More still have participated in promoting the vote, and one Baghdad
area Al-Sadr spokesperson told The NewStandard on condition of anonymity
that the widely admired cleric has not ruled out calling for a boycott.
Meanwhile, the most
powerful Iraqi Shiite figure, Grand Ayatollah Ali Al-Sistani, has not
wavered in his support for the elections, which he has been calling
for since last January; but Al-Sistani has so far held off from specifically
endorsing even the slate of candidates that some of his top aides helped
assemble in the venerable clerics own name. That has not stopped
the group from taking advantage of Al-Sistanis perceived support,
going so far as to include his revered image in some of their campaign
posters.
It is also difficult
to gauge the extent to which widespread attacks by rebel groups have
damaged the potential for elections to even be held in substantial areas
of Central and Western Iraq, as well as the northern city of Mosul,
in large part presently under siege by US forces.
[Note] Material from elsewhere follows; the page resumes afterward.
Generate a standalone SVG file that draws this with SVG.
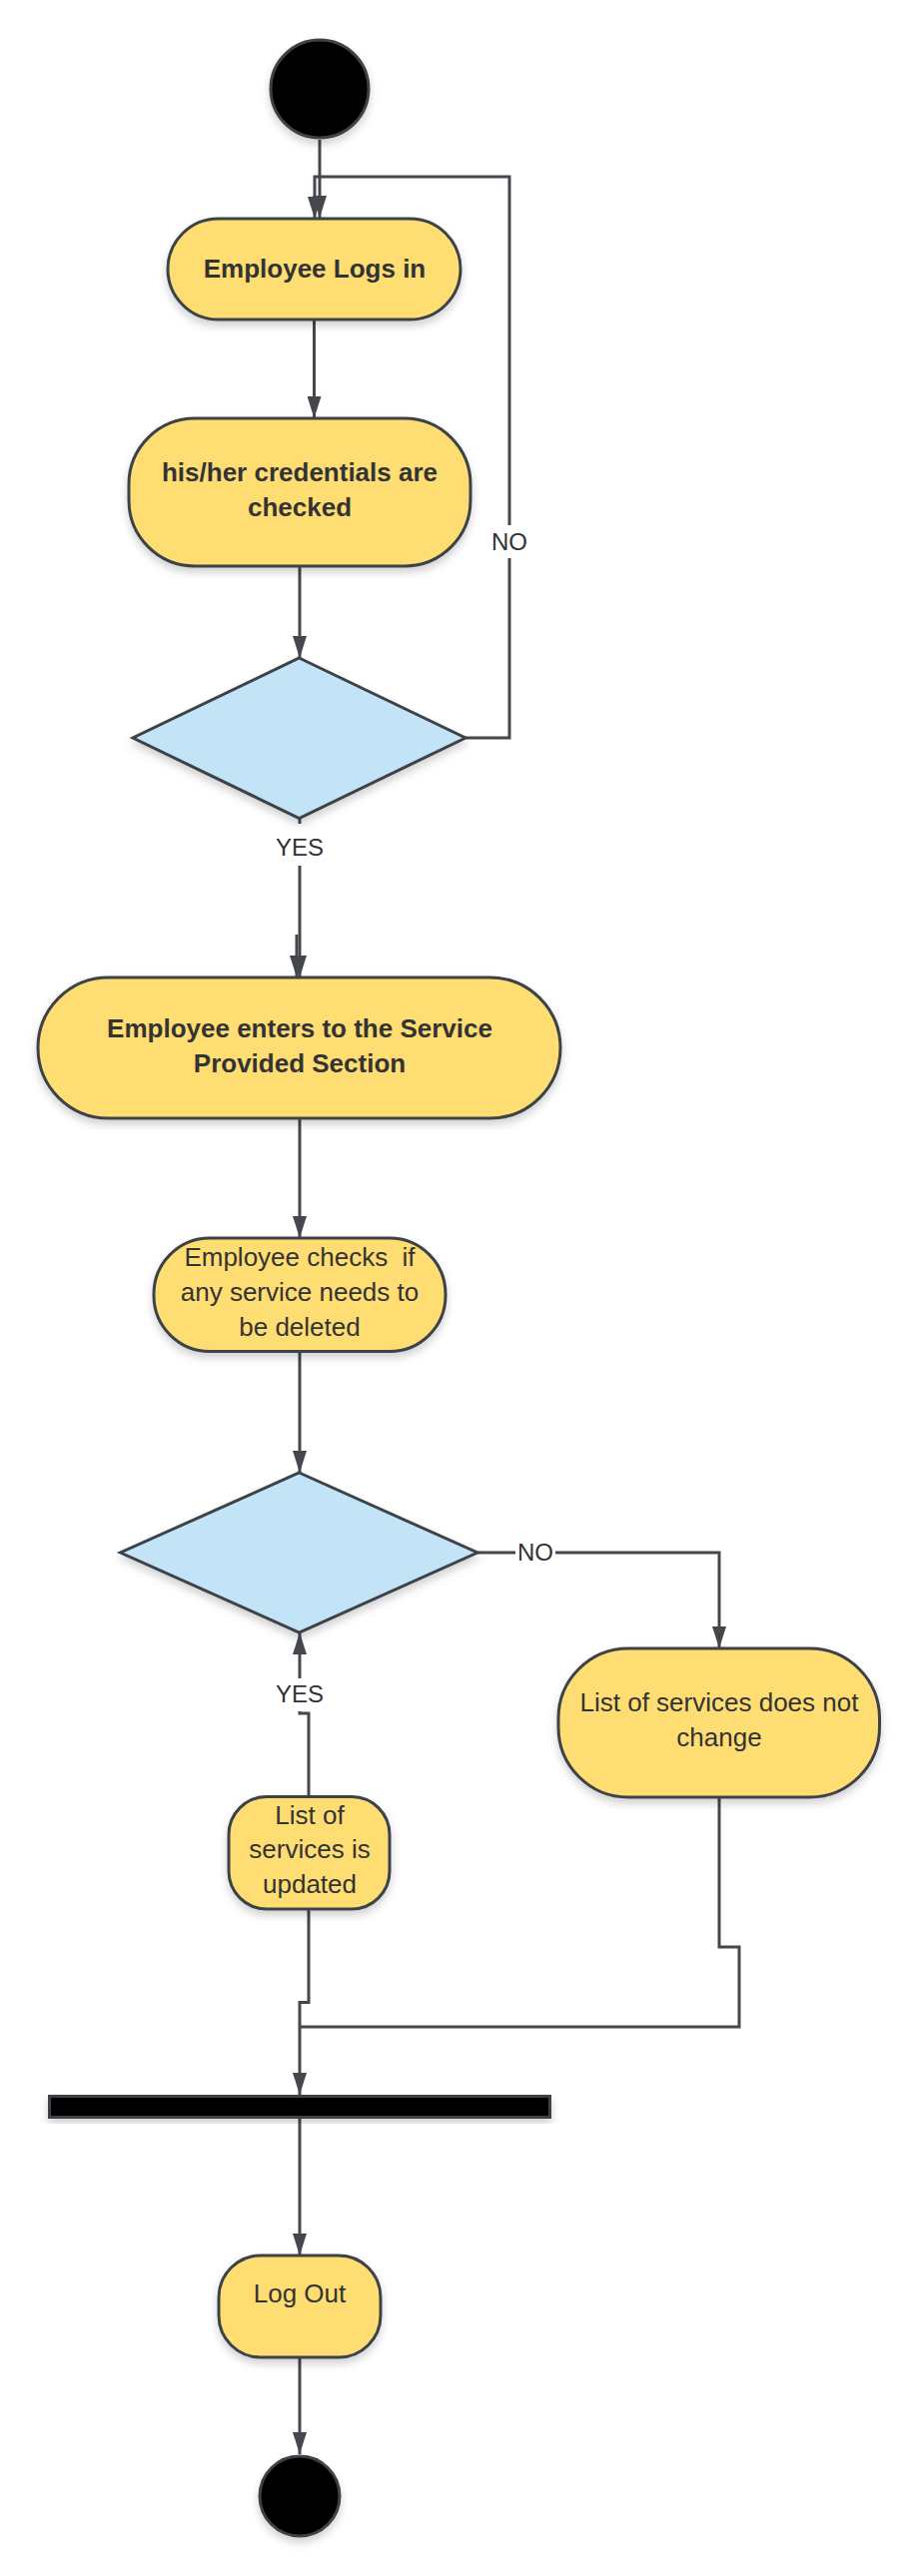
<svg xmlns="http://www.w3.org/2000/svg" width="920" height="2580" viewBox="0 0 920 2580">
<defs>
<filter id="sh" x="-20%" y="-20%" width="140%" height="150%">
<feDropShadow dx="0" dy="5" stdDeviation="4" flood-color="#000" flood-opacity="0.18"/>
</filter>
<marker id="ah" markerUnits="userSpaceOnUse" markerWidth="22" markerHeight="14" refX="22" refY="7" orient="auto">
<path d="M0,0 L22,7 L0,14 z" fill="#44474c"/>
</marker>
</defs>
<style>
.act{fill:#fedd72;stroke:#3d4249;stroke-width:3;filter:url(#sh)}
.dec{fill:#c3e4f6;stroke:#3d4249;stroke-width:3;filter:url(#sh)}
.dot{fill:#000;stroke:#3d4249;stroke-width:3;filter:url(#sh)}
.ln{fill:none;stroke:#44474c;stroke-width:3}
.t{font-family:"Liberation Sans",Arial,sans-serif;font-size:26px;fill:#333;text-anchor:middle}
.b{font-weight:bold}
.lb{font-family:"Liberation Sans",Arial,sans-serif;font-size:24px;fill:#333;text-anchor:middle}
.bg{fill:#fff}
</style>

<g id="connectors">
<path class="ln" d="M320,140 L320,218" marker-end="url(#ah)"/>
<path class="ln" d="M314.5,320 L314.5,419" marker-end="url(#ah)"/>
<path class="ln" d="M300,567 L300,659" marker-end="url(#ah)"/>
<path class="ln" d="M466,739 L510,739 L510,177 L315,177 L315,219" marker-end="url(#ah)"/>
<path class="ln" d="M300,819.5 L300,979" marker-end="url(#ah)"/>
<path class="ln" d="M297,936 L297,979" marker-end="url(#ah)"/>
<path class="ln" d="M300,1120 L300,1240" marker-end="url(#ah)"/>
<path class="ln" d="M300,1353.5 L300,1475" marker-end="url(#ah)"/>
<path class="ln" d="M478,1555 L720,1555 L720,1651" marker-end="url(#ah)"/>
<path class="ln" d="M309,1799.5 L309,1716 L300,1716 L300,1635" marker-end="url(#ah)"/>
<path class="ln" d="M309,1912 L309,2005.5 L300,2005.5 L300,2098" marker-end="url(#ah)"/>
<path class="ln" d="M720,1800 L720,1950 L740,1950 L740,2030 L300,2030"/>
<path class="ln" d="M300,2121.5 L300,2259" marker-end="url(#ah)"/>
<path class="ln" d="M300,2361 L300,2458" marker-end="url(#ah)"/>
<rect class="bg" x="490" y="526" width="40" height="33"/>
<text class="lb" x="510" y="551">NO</text>
<rect class="bg" x="278" y="825" width="44" height="42"/>
<text class="lb" x="300" y="857">YES</text>
<rect class="bg" x="516" y="1540" width="40" height="28"/>
<text class="lb" x="536" y="1563">NO</text>
<rect class="bg" x="278" y="1681" width="44" height="33"/>
<text class="lb" x="300" y="1705">YES</text>
</g>

<g id="start">
<circle class="dot" cx="320" cy="89" r="49"/>
</g>

<g id="login">
<rect class="act" x="168" y="219" width="293" height="101" rx="50.5"/>
<text class="t b" x="315" y="278">Employee Logs in</text>
</g>

<g id="credentials">
<rect class="act" x="129" y="419" width="342" height="148" rx="66"/>
<text class="t b" x="300" y="482">his/her credentials are</text>
<text class="t b" x="300" y="517">checked</text>
</g>

<g id="decision1">
<polygon class="dec" points="299.5,659 466,739 299.5,819.5 133,739"/>
</g>

<g id="enter-section">
<rect class="act" x="38" y="979" width="523" height="141" rx="70.5"/>
<text class="t b" x="300" y="1039">Employee enters to the Service</text>
<text class="t b" x="300" y="1074">Provided Section</text>
</g>

<g id="check-delete">
<rect class="act" x="154" y="1240" width="292" height="113.5" rx="56"/>
<text class="t" x="300" y="1268" xml:space="preserve">Employee checks  if</text>
<text class="t" x="300" y="1303">any service needs to</text>
<text class="t" x="300" y="1338">be deleted</text>
</g>

<g id="decision2">
<polygon class="dec" points="299.5,1475 478,1555 299.5,1635 120.5,1555"/>
</g>

<g id="no-change">
<rect class="act" x="559" y="1651" width="321.5" height="149" rx="70"/>
<text class="t" x="720" y="1714">List of services does not</text>
<text class="t" x="720" y="1749">change</text>
</g>

<g id="updated">
<rect class="act" x="229" y="1799.5" width="161" height="112.5" rx="38"/>
<text class="t" x="310" y="1827">List of</text>
<text class="t" x="310" y="1861">services is</text>
<text class="t" x="310" y="1896">updated</text>
</g>

<g id="join-bar">
<rect class="dot" x="49.5" y="2099.5" width="501" height="21"/>
</g>

<g id="logout">
<rect class="act" x="219" y="2259" width="162" height="102" rx="42"/>
<text class="t" x="300" y="2306">Log Out</text>
</g>

<g id="end">
<circle class="dot" cx="300" cy="2500" r="40"/>
</g>
</svg>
In fact, the number,
frequency and severity of attacks are likewise hard to determine, with
reports of voter registration sites and materials coming under assault
circulating on a daily basis.
Even determining
how many lists of candidates will actually appear on the January 30
ballot is an elusive task, with the Independent Commission originally
reporting 83, the UN claiming 256 during a ceremonial ordering of the
ballot on December 20, and the Iraqi Independent Commission spokesperson
putting the number at 111 during the recent IRIN interview.
However the process
goes, and whatever its outcome, the one sure thing is that many Iraqis
will refuse to accept the authority of whatever combination of 275 hopefuls
eventually constitutes the countrys first elected assembly.
"The elections
cannot be legitimate because we are under occupation, so I will not
be voting, nor will any of my friends," said Layla Hamad, a Shiite
shop owner.
"Its
not a matter of elections, because those in power will stay in power,"
commented Suhaid, a 23-year old Shiite who is an unemployed computer
science engineer. "This is a big lie and the elections are illegitimate."